As for the company's existing second-lien term loan, that was actually up a quarter of a point on the day at 83¾ bid, 84¾ offered as the airline sector in general felt strong, the trader added.

Delta new loan trading atop OID

Delta's new term loan was trading on Tuesday a few points above the 98 original issue discount at which it was sold to investors while being syndicated.

Pricing on the Atlanta-based airline company's term loan is Libor plus 675 bps with a 2% Libor floor.

During syndication, the loan was reduced from $500 million as the company's first-lien bond offering was increased to $750 million from $500 million and pricing finalized at the low end of the Libor plus 675 bps to 700 bps talk.

Proceeds from the new credit facility, along with the bonds, were used to repay borrowings under Northwest Airlines Inc.'s senior corporate credit facility.

The company also sold $600 million of senior second-lien notes for extra liquidity. This second-lien offering was added to the deal and was initially sized at $500 million.

As a result, Delta now expects its unrestricted liquidity at Sept. 30 to be $5.6 billion.

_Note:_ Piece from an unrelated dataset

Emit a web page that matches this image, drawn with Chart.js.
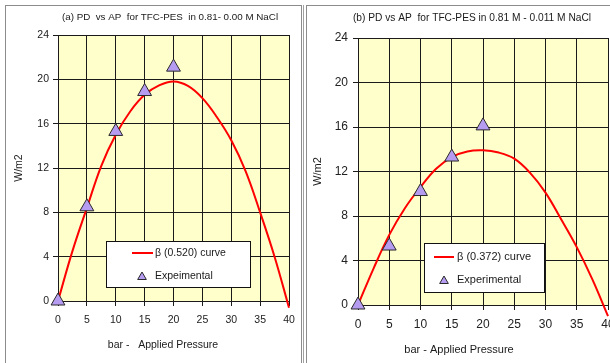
<!DOCTYPE html>
<html>
<head>
<meta charset="utf-8">
<script src="https://cdn.jsdelivr.net/npm/chart.js@4.4.1/dist/chart.umd.min.js"></script>
<style>
  html, body { margin: 0; padding: 0; background: #fff; width: 610px; height: 363px; overflow: hidden; }
  .panel { position: absolute; border: 1px solid #8c8c8c; box-sizing: border-box; }
  #panelA { left: 5px; top: 5px; width: 297px; height: 362px; }
  #panelA::after { content: ""; position: absolute; right: -3px; top: -1px; width: 1px; height: 362px; background: #a0a0a0; }
  #panelB { left: 306px; top: 5px; width: 330px; height: 380px; }
  canvas { position: absolute; top: 0; }
  #chartA { left: 0; }
  #chartB { left: 305px; }
</style>
</head>
<body>
<div class="panel" id="panelA"></div>
<div class="panel" id="panelB"></div>
<canvas id="chartA" width="305" height="363" style="width:305px;height:363px"></canvas>
<canvas id="chartB" width="320" height="363" style="width:320px;height:363px"></canvas>
<script>
// Applied pressure (bar) of the measured points
const pressure = [0, 5, 10, 15, 20];
// Measured power density (W/m2)
const expA = [0, 8.5, 15.3, 18.9, 21.1];
const expB = [0, 5.3, 10.2, 13.3, 16.1];

// Model curves, sampled along the pressure axis
const curveX = [0, 2.5, 5, 7.5, 10, 12.5, 15, 17.5, 20, 22.5, 25, 27.5, 30, 32.5, 35, 37.5, 40];
const curveA = [0, 4.5, 8.4, 12.2, 15.0, 17.1, 18.6, 19.45, 19.8, 19.4, 18.3, 16.6, 14.5, 11.7, 8.0, 4.0, -0.6];
const curveB = [0, 3.3, 6.3, 8.7, 10.6, 12.25, 13.3, 13.8, 13.9, 13.7, 13.15, 11.9, 10.1, 7.7, 5.2, 2.3, -1.0];

// Axis ticks
const xTicks = [0, 5, 10, 15, 20, 25, 30, 35, 40];
const yTicks = [0, 4, 8, 12, 16, 20, 24];

// Text
const titleA = '(a) PD  vs AP  for TFC-PES  in 0.81- 0.00 M NaCl';
const titleB = '(b) PD vs AP  for TFC-PES in 0.81 M - 0.011 M NaCl';
const xTitleA = 'bar -   Applied Pressure';
const xTitleB = 'bar - Applied Pressure';
const yTitle = 'W/m2';
const curveLabelA = '\u03b2 (0.520) curve';
const curveLabelB = '\u03b2 (0.372) curve';
const expLabelA = 'Expeimental';
const expLabelB = 'Experimental';

const FONT = '"Liberation Sans", Arial, sans-serif';

const toPoints = (xs, ys) => xs.map((x, i) => ({ x, y: ys[i] }));

// Pale yellow plot area
const plotBackground = {
  id: 'plotBackground',
  beforeDraw(chart) {
    const { ctx, chartArea: a } = chart;
    ctx.save();
    ctx.fillStyle = '#ffffcc';
    ctx.fillRect(a.left, a.top, a.right - a.left, a.bottom - a.top);
    ctx.restore();
  }
};

// Free-standing texts: chart heading and pressure axis caption
const panelTexts = {
  id: 'panelTexts',
  afterDraw(chart, args, opts) {
    const ctx = chart.ctx;
    ctx.save();
    ctx.textAlign = 'center';
    ctx.textBaseline = 'middle';
    ctx.fillStyle = '#1a1a1a';
    for (const t of opts.items || []) {
      ctx.font = t.size + 'px ' + FONT;
      ctx.fillText(t.text, t.x, t.y);
    }
    ctx.restore();
  }
};

// Boxed legend placed inside the plot area
const boxLegend = {
  id: 'boxLegend',
  afterDatasetsDraw(chart, args, o) {
    const ctx = chart.ctx;
    const curve = chart.data.datasets[0];
    const exp = chart.data.datasets[1];
    ctx.save();
    ctx.fillStyle = '#ffffff';
    ctx.fillRect(o.x, o.y, o.w, o.h);
    ctx.strokeStyle = '#111';
    ctx.lineWidth = 1;
    ctx.strokeRect(o.x + 0.5, o.y + 0.5, o.w - 1, o.h - 1);

    ctx.strokeStyle = curve.borderColor;
    ctx.lineWidth = curve.borderWidth;
    ctx.beginPath();
    ctx.moveTo(o.lineX0, o.row1);
    ctx.lineTo(o.lineX1, o.row1);
    ctx.stroke();

    ctx.fillStyle = exp.backgroundColor;
    ctx.strokeStyle = exp.borderColor;
    ctx.lineWidth = 1;
    Chart.helpers.drawPoint(ctx, { pointStyle: 'triangle', radius: o.markR, borderWidth: 1, rotation: 0 }, o.markX, o.row2 + 1);

    ctx.fillStyle = '#1a1a1a';
    ctx.font = o.size + 'px ' + FONT;
    ctx.textAlign = 'left';
    ctx.textBaseline = 'middle';
    ctx.fillText(curve.label, o.textX, o.row1);
    ctx.fillText(exp.label, o.textX, o.row2);
    ctx.restore();
  }
};

function makeChart(id, cfg) {
  const gridColor = '#1a1a1a';
  return new Chart(document.getElementById(id), {
    type: 'scatter',
    data: {
      datasets: [
        {
          label: cfg.curveLabel,
          data: toPoints(curveX, cfg.curve),
          showLine: true,
          borderColor: '#ff0000',
          backgroundColor: '#ff0000',
          borderWidth: 2,
          pointRadius: 0,
          tension: 0.4,
          clip: false,
          order: 1
        },
        {
          label: cfg.expLabel,
          data: toPoints(pressure, cfg.exp),
          showLine: false,
          pointStyle: 'triangle',
          pointRadius: 8,
          pointHoverRadius: 8,
          backgroundColor: '#b59cf0',
          borderColor: '#2a2a2a',
          borderWidth: 1,
          clip: false,
          order: 0
        }
      ]
    },
    options: {
      responsive: false,
      animation: false,
      events: [],
      layout: { padding: cfg.padding },
      plugins: {
        legend: { display: false },
        tooltip: { enabled: false },
        panelTexts: { items: cfg.texts },
        boxLegend: cfg.legend
      },
      scales: {
        x: {
          type: 'linear',
          min: xTicks[0],
          max: xTicks[xTicks.length - 1],
          afterBuildTicks: (s) => { s.ticks = xTicks.map(v => ({ value: v })); },
          afterFit: (s) => { s.height = cfg.xHeight; },
          ticks: { color: '#222', font: { family: FONT, size: cfg.tickSize }, padding: cfg.xTickPad, maxRotation: 0, autoSkip: false },
          grid: { color: gridColor, lineWidth: 1, tickLength: 5, drawTicks: true },
          border: { color: gridColor, width: 1 }
        },
        y: {
          type: 'linear',
          min: yTicks[0],
          max: yTicks[yTicks.length - 1],
          afterBuildTicks: (s) => { s.ticks = yTicks.map(v => ({ value: v })); },
          afterFit: (s) => { s.width = 50; },
          ticks: { color: '#222', font: { family: FONT, size: cfg.tickSize }, padding: cfg.yTickPad },
          grid: { color: gridColor, lineWidth: 1, tickLength: 5, drawTicks: true },
          border: { color: gridColor, width: 1 },
          title: { display: true, text: yTitle, color: '#1a1a1a', font: { family: FONT, size: cfg.labelSize }, padding: { top: cfg.yTitlePad, bottom: 0 } }
        }
      }
    },
    plugins: [plotBackground, panelTexts, boxLegend]
  });
}

makeChart('chartA', {
  curve: curveA, exp: expA,
  curveLabel: curveLabelA, expLabel: expLabelA,
  padding: { left: 8, top: 35, right: 16, bottom: 0 },
  xHeight: 62, tickSize: 10.5, labelSize: 10.5, xTickPad: 8, yTickPad: 4, yTitlePad: 5,
  texts: [
    { text: titleA, x: 170, y: 17, size: 9.8 },
    { text: xTitleA, x: 163, y: 345, size: 10.5 }
  ],
  legend: { x: 106, y: 241, w: 145, h: 47, lineX0: 132, lineX1: 153, row1: 253, row2: 276, markX: 142, markR: 5, textX: 155, size: 10.5 }
});

makeChart('chartB', {
  curve: curveB, exp: expB,
  curveLabel: curveLabelB, expLabel: expLabelB,
  padding: { left: 3, top: 38, right: 17, bottom: 0 },
  xHeight: 58, tickSize: 12, labelSize: 11, xTickPad: 7, yTickPad: 5, yTitlePad: 3,
  texts: [
    { text: titleB, x: 167, y: 18, size: 10.2 },
    { text: xTitleB, x: 154, y: 350, size: 11 }
  ],
  legend: { x: 119, y: 243, w: 121, h: 50, lineX0: 129, lineX1: 149, row1: 257, row2: 280, markX: 139, markR: 5, textX: 152, size: 11 }
});
</script>
</body>
</html>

Citigroup and Deutsche Bank acted as the joint lead arrangers and bookrunners on the $750 million credit facility (Ba2), which also includes a $500 million 31/2-year revolver.

Windstream gains ground

In more trading news, Windstream's term loan headed higher during market hours following the company's announcement that it will seek an amendment and extension of its credit facility, according to a trader.

The term loan was quoted at 97 1/8 bid, 97 7/8 offered, up from 97 bid on Monday, the trader said.

Under the amendment, the company is looking to extend some or all of its revolver and term loan A to July 2013 from July 2011, and its term loan B to December 2015 from July 2013.

The extended revolver will be priced at Libor plus 225 bps with a 50 bps undrawn fee, compared to pricing on the non-extended debt of Libor plus 125 bps with a 25 bps unused fee, extended term loan A will be priced at Libor plus 225 bps versus Libor plus 125 bps on the non-extended debt, and the extended term loan B will be priced at Libor plus 275 bps versus Libor plus 150 on the non-extended.

JPMorgan and Bank of America are the joint lead arrangers on the deal that is scheduled to launch with a conference call on Wednesday at 1 p.m. ET and is expected to be completed in mid-October.

Lenders are being offered a 5 bps consent fee.

Windstream is a Little Rock, Ark.-based provider of phone, high-speed internet and high-definition digital TV services.

Swift term loan trades up

Swift Transportation's term loan B was stronger by a couple of points on Tuesday on rumors of an amendment, according to traders.

The term loan B was quoted by one trader at 90 bid, 91 offered, up from 85 bid, 88 offered and by a second trader at 90 bid, 91½ offered, up from 86 bid, 88 offered.

Swift Transportation is a Phoenix-based truckload carrier.